Retype all of the listing exactly, passing over any picture you find.

━━━━━━━━━━━━━━━━━━━━

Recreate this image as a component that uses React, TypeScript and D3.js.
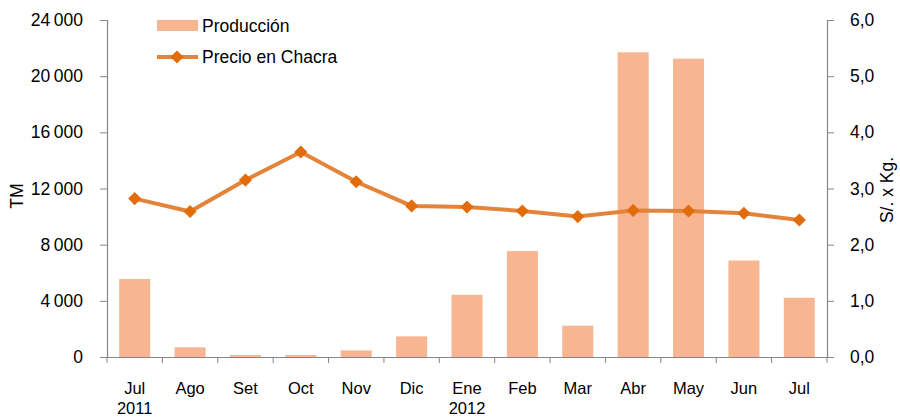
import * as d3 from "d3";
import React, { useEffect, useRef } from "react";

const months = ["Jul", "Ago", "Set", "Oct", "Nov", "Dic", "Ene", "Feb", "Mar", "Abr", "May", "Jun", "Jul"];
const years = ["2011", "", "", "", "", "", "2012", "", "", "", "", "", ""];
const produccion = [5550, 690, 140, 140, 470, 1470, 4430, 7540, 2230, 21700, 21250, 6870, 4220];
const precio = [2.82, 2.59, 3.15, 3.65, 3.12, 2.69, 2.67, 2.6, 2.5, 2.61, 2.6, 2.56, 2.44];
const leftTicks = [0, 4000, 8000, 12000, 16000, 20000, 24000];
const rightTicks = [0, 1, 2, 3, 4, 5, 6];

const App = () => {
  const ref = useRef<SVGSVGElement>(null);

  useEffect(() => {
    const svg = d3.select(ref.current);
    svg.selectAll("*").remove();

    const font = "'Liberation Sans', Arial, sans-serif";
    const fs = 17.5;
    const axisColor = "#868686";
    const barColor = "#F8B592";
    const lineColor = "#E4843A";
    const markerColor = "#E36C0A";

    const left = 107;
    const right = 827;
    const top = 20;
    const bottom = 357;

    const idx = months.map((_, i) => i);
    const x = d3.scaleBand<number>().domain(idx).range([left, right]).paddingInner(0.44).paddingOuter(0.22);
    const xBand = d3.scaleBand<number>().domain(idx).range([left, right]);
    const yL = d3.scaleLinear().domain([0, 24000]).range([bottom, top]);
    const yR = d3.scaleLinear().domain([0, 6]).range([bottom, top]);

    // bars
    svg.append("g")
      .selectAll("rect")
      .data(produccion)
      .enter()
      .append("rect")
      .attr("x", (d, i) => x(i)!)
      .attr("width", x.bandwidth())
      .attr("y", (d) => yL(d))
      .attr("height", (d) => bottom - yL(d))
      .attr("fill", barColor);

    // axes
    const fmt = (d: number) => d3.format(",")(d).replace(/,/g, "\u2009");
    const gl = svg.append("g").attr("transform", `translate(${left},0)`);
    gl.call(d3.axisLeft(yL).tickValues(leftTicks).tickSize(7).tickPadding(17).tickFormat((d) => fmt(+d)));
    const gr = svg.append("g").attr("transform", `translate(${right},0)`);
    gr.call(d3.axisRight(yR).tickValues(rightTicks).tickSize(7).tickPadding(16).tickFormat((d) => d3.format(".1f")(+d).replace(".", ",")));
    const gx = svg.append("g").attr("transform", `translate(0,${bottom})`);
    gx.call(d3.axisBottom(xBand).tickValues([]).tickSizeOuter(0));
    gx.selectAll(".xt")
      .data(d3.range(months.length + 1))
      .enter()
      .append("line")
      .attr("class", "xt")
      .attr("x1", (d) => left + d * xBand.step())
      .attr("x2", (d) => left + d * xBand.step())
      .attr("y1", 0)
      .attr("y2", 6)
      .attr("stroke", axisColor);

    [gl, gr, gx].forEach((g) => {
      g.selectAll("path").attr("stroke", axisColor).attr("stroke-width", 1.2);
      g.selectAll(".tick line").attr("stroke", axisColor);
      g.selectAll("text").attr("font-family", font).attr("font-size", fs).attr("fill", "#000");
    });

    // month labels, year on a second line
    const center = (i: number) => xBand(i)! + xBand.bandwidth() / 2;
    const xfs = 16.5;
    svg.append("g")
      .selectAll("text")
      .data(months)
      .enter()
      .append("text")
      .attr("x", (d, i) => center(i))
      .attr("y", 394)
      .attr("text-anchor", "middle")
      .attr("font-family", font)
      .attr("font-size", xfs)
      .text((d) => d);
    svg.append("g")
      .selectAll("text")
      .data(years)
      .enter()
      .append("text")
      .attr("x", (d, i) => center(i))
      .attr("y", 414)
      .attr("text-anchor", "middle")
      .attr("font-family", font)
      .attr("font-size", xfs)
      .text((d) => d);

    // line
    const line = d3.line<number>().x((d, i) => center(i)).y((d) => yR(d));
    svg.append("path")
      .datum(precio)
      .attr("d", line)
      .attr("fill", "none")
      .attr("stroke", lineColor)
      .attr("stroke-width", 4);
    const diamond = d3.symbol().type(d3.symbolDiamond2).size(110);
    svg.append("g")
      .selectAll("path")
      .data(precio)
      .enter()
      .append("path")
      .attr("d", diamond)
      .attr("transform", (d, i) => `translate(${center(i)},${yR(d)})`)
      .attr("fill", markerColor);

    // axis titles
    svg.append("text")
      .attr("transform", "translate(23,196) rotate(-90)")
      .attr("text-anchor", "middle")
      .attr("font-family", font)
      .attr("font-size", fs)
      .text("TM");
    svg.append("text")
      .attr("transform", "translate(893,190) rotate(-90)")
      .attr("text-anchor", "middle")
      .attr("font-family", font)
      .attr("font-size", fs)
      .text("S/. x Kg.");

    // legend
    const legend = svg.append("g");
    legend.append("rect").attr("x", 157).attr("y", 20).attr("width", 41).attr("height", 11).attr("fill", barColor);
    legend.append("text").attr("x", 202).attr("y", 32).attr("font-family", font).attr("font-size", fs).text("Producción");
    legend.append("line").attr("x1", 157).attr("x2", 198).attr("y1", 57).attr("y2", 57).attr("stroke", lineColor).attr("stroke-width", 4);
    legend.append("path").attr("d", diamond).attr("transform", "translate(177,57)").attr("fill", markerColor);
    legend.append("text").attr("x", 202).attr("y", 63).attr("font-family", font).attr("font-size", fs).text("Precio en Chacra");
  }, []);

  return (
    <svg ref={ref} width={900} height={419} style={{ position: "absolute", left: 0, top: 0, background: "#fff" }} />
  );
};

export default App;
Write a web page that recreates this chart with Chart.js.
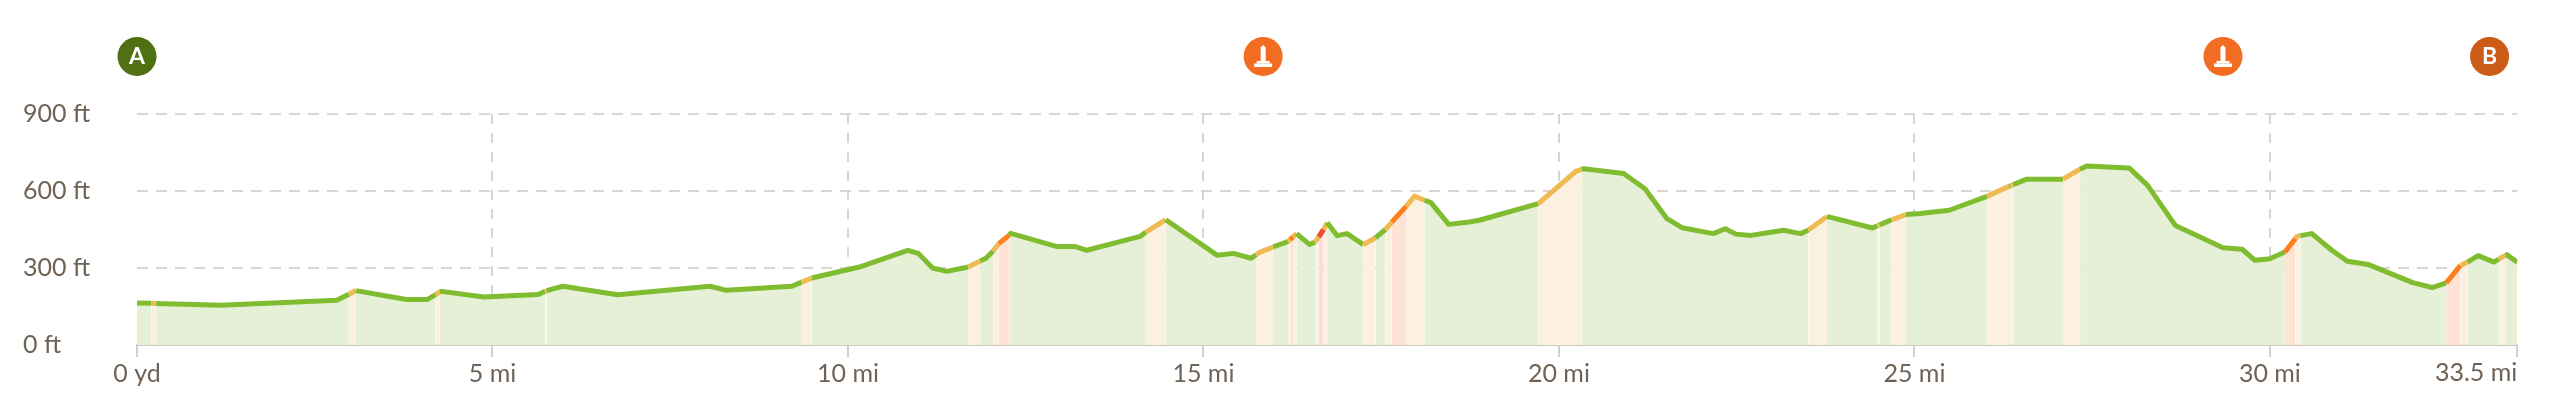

━━━━━━━━━━━━━━━━━━━━

Expected answer ▸
Recreate this image as a component that uses React, TypeScript and D3.js.
import * as d3 from "d3";
import React, { useEffect, useRef } from "react";

const months = ["Jul", "Ago", "Set", "Oct", "Nov", "Dic", "Ene", "Feb", "Mar", "Abr", "May", "Jun", "Jul"];
const years = ["2011", "", "", "", "", "", "2012", "", "", "", "", "", ""];
const produccion = [5550, 690, 140, 140, 470, 1470, 4430, 7540, 2230, 21700, 21250, 6870, 4220];
const precio = [2.82, 2.59, 3.15, 3.65, 3.12, 2.69, 2.67, 2.6, 2.5, 2.61, 2.6, 2.56, 2.44];
const leftTicks = [0, 4000, 8000, 12000, 16000, 20000, 24000];
const rightTicks = [0, 1, 2, 3, 4, 5, 6];

const App = () => {
  const ref = useRef<SVGSVGElement>(null);

  useEffect(() => {
    const svg = d3.select(ref.current);
    svg.selectAll("*").remove();

    const font = "'Liberation Sans', Arial, sans-serif";
    const fs = 17.5;
    const axisColor = "#868686";
    const barColor = "#F8B592";
    const lineColor = "#E4843A";
    const markerColor = "#E36C0A";

    const left = 107;
    const right = 827;
    const top = 20;
    const bottom = 357;

    const idx = months.map((_, i) => i);
    const x = d3.scaleBand<number>().domain(idx).range([left, right]).paddingInner(0.44).paddingOuter(0.22);
    const xBand = d3.scaleBand<number>().domain(idx).range([left, right]);
    const yL = d3.scaleLinear().domain([0, 24000]).range([bottom, top]);
    const yR = d3.scaleLinear().domain([0, 6]).range([bottom, top]);

    // bars
    svg.append("g")
      .selectAll("rect")
      .data(produccion)
      .enter()
      .append("rect")
      .attr("x", (d, i) => x(i)!)
      .attr("width", x.bandwidth())
      .attr("y", (d) => yL(d))
      .attr("height", (d) => bottom - yL(d))
      .attr("fill", barColor);

    // axes
    const fmt = (d: number) => d3.format(",")(d).replace(/,/g, "\u2009");
    const gl = svg.append("g").attr("transform", `translate(${left},0)`);
    gl.call(d3.axisLeft(yL).tickValues(leftTicks).tickSize(7).tickPadding(17).tickFormat((d) => fmt(+d)));
    const gr = svg.append("g").attr("transform", `translate(${right},0)`);
    gr.call(d3.axisRight(yR).tickValues(rightTicks).tickSize(7).tickPadding(16).tickFormat((d) => d3.format(".1f")(+d).replace(".", ",")));
    const gx = svg.append("g").attr("transform", `translate(0,${bottom})`);
    gx.call(d3.axisBottom(xBand).tickValues([]).tickSizeOuter(0));
    gx.selectAll(".xt")
      .data(d3.range(months.length + 1))
      .enter()
      .append("line")
      .attr("class", "xt")
      .attr("x1", (d) => left + d * xBand.step())
      .attr("x2", (d) => left + d * xBand.step())
      .attr("y1", 0)
      .attr("y2", 6)
      .attr("stroke", axisColor);

    [gl, gr, gx].forEach((g) => {
      g.selectAll("path").attr("stroke", axisColor).attr("stroke-width", 1.2);
      g.selectAll(".tick line").attr("stroke", axisColor);
      g.selectAll("text").attr("font-family", font).attr("font-size", fs).attr("fill", "#000");
    });

    // month labels, year on a second line
    const center = (i: number) => xBand(i)! + xBand.bandwidth() / 2;
    const xfs = 16.5;
    svg.append("g")
      .selectAll("text")
      .data(months)
      .enter()
      .append("text")
      .attr("x", (d, i) => center(i))
      .attr("y", 394)
      .attr("text-anchor", "middle")
      .attr("font-family", font)
      .attr("font-size", xfs)
      .text((d) => d);
    svg.append("g")
      .selectAll("text")
      .data(years)
      .enter()
      .append("text")
      .attr("x", (d, i) => center(i))
      .attr("y", 414)
      .attr("text-anchor", "middle")
      .attr("font-family", font)
      .attr("font-size", xfs)
      .text((d) => d);

    // line
    const line = d3.line<number>().x((d, i) => center(i)).y((d) => yR(d));
    svg.append("path")
      .datum(precio)
      .attr("d", line)
      .attr("fill", "none")
      .attr("stroke", lineColor)
      .attr("stroke-width", 4);
    const diamond = d3.symbol().type(d3.symbolDiamond2).size(110);
    svg.append("g")
      .selectAll("path")
      .data(precio)
      .enter()
      .append("path")
      .attr("d", diamond)
      .attr("transform", (d, i) => `translate(${center(i)},${yR(d)})`)
      .attr("fill", markerColor);

    // axis titles
    svg.append("text")
      .attr("transform", "translate(23,196) rotate(-90)")
      .attr("text-anchor", "middle")
      .attr("font-family", font)
      .attr("font-size", fs)
      .text("TM");
    svg.append("text")
      .attr("transform", "translate(893,190) rotate(-90)")
      .attr("text-anchor", "middle")
      .attr("font-family", font)
      .attr("font-size", fs)
      .text("S/. x Kg.");

    // legend
    const legend = svg.append("g");
    legend.append("rect").attr("x", 157).attr("y", 20).attr("width", 41).attr("height", 11).attr("fill", barColor);
    legend.append("text").attr("x", 202).attr("y", 32).attr("font-family", font).attr("font-size", fs).text("Producción");
    legend.append("line").attr("x1", 157).attr("x2", 198).attr("y1", 57).attr("y2", 57).attr("stroke", lineColor).attr("stroke-width", 4);
    legend.append("path").attr("d", diamond).attr("transform", "translate(177,57)").attr("fill", markerColor);
    legend.append("text").attr("x", 202).attr("y", 63).attr("font-family", font).attr("font-size", fs).text("Precio en Chacra");
  }, []);

  return (
    <svg ref={ref} width={900} height={419} style={{ position: "absolute", left: 0, top: 0, background: "#fff" }} />
  );
};

export default App;
Write a web page that recreates this chart with Chart.js.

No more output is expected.